View Full Version : Including files in C, what am I doing wrong?

April 30th, 2007, 07:53 PM
I'm learning C and GTK+ programming and I have a problem with including more source files. I use Anjuta and libglade for UI. I use libglade glade_xml_signal_autoconnect function to bind callback functions to UI. Everything works as long as every function is in the same main.c file. But there are a lot of callbacks and I would like to put them in different file called main_window_callbacks.c and then include this file in main.c. I do this and include statement is exactly in the place where those functions were when they were in main.c. But this doesn't work.

Here is the beginning of my main.c

/* Created by Anjuta version 1.2.4a */
/* This file will not be overwritten */

# include <config.h>

#include <gnome.h>
#include <glade/glade.h>

/* Global pointer to glade XML */
GladeXML *xml;

/* GTK (Glade) - User interface callbacks */
#include "main_window_callbacks.c"

one of my callbacks look like this (located in main_window_callbacks.c)

set_fullscreen (GtkWidget * widget, gpointer used_data)

Now, when this function is in separated file, I get this compile error:

main_window_callbacks.c:3: error: expected ‘)’ before ‘*’ token

I'm confused.

April 30th, 2007, 08:34 PM
You don't include "*.c" files, you include "*.h" files.

So in your case you would create a file "main_window_callbacks.h" in which you put the prototypes of the functions in the corresponding .c file. So you would put:

#include <glade/glade.h>
#include <gnome.h>

void set_fullscreen (GtkWidget * widget, gpointer used_data);

in "main_window_callbacks.h". The includes (at least gnome.h) are necessary for the declaration of GtkWidget and gpointer (I assume gnome.h includes gtk.h (which in turn includes gdk.h) which provides these types). You can then #include your .h file in your .c files which need them (including the corresponding .c file itself).
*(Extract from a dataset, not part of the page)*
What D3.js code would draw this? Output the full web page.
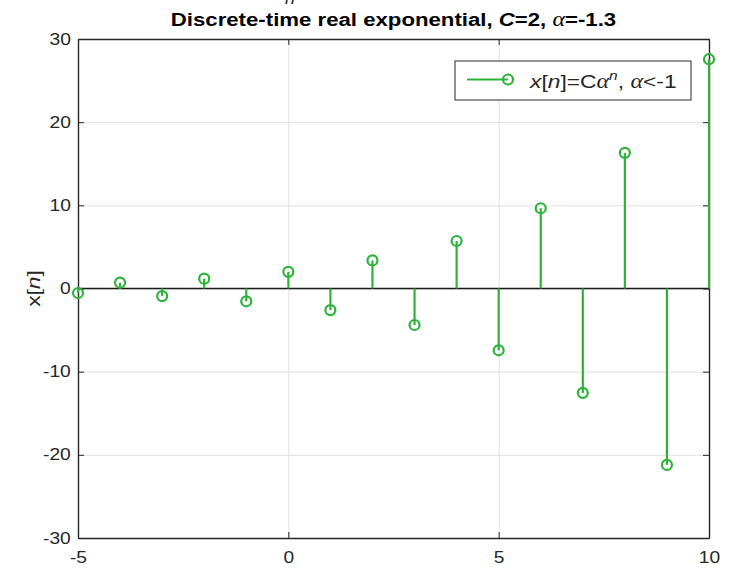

I suggest getting a good book on C programming, such as the excellent 'The C Programming Language, 2nd Edition" by Brain W. Kernighan and Dennis M. Ritchie (usually referred to as 'K&R2' on usenet and internet) and perhaps "Expert C Programming - deep C secrets" by Peter van der Linden, a book with some excellent advise and insights into the common pitfalls that come with programming in C (and quite humorous as well, at least for programmers).

I would also suggest that if you really want to learn to program in C, you should lay of the Gtk+ and other non-standard libraries until you've mastered C a little. Just stick to ANSI/ISO-C and use and learn the standard library first. That way you'll find it much easier to write portable code by keeping code that deals with non-standard libraries separated from the portable code.
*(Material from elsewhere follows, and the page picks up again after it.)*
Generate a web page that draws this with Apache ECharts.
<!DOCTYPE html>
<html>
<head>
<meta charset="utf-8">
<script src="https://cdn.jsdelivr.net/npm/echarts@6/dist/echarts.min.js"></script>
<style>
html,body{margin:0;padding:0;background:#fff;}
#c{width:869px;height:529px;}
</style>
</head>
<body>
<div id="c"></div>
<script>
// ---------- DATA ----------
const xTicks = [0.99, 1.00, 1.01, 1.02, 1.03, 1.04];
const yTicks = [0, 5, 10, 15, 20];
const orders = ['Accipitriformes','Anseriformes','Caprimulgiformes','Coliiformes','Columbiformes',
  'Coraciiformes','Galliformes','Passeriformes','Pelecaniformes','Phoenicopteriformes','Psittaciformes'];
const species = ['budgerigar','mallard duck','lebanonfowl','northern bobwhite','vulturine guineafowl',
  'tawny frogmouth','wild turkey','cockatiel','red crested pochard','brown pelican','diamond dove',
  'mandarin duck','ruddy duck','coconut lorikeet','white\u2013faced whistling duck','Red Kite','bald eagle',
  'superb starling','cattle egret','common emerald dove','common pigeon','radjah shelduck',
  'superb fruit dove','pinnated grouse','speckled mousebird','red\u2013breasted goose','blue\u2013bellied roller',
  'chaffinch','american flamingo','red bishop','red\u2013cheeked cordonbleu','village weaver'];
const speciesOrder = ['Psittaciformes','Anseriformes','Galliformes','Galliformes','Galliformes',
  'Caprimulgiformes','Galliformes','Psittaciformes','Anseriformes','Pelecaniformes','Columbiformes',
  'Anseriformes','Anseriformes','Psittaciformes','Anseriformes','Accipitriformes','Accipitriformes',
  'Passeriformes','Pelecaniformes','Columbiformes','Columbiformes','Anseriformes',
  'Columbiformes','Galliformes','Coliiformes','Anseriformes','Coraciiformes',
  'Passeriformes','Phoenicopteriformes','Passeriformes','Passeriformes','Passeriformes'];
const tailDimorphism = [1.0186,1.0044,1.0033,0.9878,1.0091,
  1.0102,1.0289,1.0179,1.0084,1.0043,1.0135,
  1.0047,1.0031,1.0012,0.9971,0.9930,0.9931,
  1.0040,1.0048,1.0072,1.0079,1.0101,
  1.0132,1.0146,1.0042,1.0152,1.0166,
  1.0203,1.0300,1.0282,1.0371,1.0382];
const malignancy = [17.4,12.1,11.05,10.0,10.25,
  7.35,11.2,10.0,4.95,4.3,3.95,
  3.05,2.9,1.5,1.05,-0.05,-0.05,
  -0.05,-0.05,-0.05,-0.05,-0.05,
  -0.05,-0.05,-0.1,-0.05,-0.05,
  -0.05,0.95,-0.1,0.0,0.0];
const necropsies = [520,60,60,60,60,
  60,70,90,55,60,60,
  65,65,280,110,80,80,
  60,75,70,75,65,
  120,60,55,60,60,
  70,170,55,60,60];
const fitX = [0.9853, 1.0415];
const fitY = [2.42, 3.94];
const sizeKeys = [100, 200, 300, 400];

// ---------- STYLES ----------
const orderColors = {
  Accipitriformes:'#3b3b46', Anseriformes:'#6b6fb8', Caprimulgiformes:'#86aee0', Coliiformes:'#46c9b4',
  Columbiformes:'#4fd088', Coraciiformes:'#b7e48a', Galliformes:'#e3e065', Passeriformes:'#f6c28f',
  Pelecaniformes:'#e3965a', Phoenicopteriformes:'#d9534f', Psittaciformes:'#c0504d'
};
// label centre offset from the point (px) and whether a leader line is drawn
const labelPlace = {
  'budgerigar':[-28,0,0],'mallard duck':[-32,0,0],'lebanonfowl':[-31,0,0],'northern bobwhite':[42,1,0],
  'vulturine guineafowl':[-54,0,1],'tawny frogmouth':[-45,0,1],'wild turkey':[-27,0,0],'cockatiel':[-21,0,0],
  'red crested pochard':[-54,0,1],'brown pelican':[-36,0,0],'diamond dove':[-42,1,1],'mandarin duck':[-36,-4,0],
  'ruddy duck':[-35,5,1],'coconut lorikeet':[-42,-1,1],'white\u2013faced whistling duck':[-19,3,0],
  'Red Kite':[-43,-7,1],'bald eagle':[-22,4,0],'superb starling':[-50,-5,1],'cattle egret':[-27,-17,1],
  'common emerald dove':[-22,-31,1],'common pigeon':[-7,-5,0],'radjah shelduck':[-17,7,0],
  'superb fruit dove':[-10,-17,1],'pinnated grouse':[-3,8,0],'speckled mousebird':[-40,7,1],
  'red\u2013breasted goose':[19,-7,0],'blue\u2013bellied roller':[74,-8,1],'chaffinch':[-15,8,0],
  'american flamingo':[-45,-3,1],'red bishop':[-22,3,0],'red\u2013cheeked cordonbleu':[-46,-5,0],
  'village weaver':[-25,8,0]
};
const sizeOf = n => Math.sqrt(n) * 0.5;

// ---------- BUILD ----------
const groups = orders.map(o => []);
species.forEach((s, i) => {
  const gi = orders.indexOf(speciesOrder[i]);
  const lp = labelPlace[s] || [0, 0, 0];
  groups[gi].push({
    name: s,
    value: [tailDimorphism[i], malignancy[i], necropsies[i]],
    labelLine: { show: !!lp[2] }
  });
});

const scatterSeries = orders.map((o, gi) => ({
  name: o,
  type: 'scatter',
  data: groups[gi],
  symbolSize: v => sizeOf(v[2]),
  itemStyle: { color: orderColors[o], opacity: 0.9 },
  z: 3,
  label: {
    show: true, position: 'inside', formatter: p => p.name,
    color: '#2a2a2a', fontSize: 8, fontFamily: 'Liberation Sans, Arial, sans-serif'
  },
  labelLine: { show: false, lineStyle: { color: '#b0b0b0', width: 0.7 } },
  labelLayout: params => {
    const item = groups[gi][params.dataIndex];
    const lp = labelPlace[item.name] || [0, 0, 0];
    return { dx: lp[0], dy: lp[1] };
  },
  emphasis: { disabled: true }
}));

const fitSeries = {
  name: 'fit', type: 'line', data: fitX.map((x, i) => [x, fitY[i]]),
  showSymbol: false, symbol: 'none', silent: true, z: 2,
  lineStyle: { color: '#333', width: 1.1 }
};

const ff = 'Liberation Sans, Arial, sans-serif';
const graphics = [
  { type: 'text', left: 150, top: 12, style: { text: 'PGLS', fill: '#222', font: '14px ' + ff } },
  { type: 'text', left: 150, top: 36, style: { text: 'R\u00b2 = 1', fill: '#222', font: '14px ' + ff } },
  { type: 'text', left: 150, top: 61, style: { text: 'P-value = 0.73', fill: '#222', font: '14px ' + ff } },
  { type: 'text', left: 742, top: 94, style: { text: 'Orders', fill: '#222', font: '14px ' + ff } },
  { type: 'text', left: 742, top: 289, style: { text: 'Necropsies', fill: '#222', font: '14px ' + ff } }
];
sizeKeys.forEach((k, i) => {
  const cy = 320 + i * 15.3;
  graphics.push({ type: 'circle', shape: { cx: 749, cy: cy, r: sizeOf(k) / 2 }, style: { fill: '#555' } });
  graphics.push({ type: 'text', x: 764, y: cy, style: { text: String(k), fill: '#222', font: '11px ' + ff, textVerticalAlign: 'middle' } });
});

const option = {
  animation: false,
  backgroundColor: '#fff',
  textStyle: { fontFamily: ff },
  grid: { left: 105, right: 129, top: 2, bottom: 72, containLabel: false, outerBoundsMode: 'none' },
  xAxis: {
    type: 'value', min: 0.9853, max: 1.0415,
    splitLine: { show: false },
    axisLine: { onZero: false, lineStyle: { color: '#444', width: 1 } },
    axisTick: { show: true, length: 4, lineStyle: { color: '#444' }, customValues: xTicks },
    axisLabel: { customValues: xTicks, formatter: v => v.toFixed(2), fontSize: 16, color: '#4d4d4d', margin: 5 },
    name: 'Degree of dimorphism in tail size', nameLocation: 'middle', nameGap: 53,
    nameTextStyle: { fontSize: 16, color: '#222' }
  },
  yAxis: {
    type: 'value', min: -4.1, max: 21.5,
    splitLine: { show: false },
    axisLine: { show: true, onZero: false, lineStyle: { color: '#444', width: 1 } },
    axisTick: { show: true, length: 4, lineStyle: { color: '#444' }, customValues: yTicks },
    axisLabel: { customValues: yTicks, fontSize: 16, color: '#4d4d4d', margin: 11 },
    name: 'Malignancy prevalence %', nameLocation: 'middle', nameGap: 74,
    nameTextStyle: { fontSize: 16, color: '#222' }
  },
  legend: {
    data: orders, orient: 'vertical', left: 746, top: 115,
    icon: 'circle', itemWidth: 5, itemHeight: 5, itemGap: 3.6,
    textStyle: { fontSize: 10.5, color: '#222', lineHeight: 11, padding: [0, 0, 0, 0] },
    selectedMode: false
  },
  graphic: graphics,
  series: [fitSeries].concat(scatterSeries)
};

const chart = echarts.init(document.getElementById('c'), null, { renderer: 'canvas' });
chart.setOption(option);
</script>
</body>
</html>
April 30th, 2007, 08:44 PM
Thanks for the reply. I got it to work. It's true that GTK is probably not the easiest way to learn C. I have written C++ application (http://www.taimila.com/bluelink/) before and many Java and PHP applications. So it's frustrating to start from the bottom. :) I think that the hardest part with C is not the code itself, but the infrastructure around it. I mean, all this autotools, libtool etc. stuff. In Java and PHP, I don't need to worry about such a things.

But anyway, It works now and I'm learning. :) Thanks.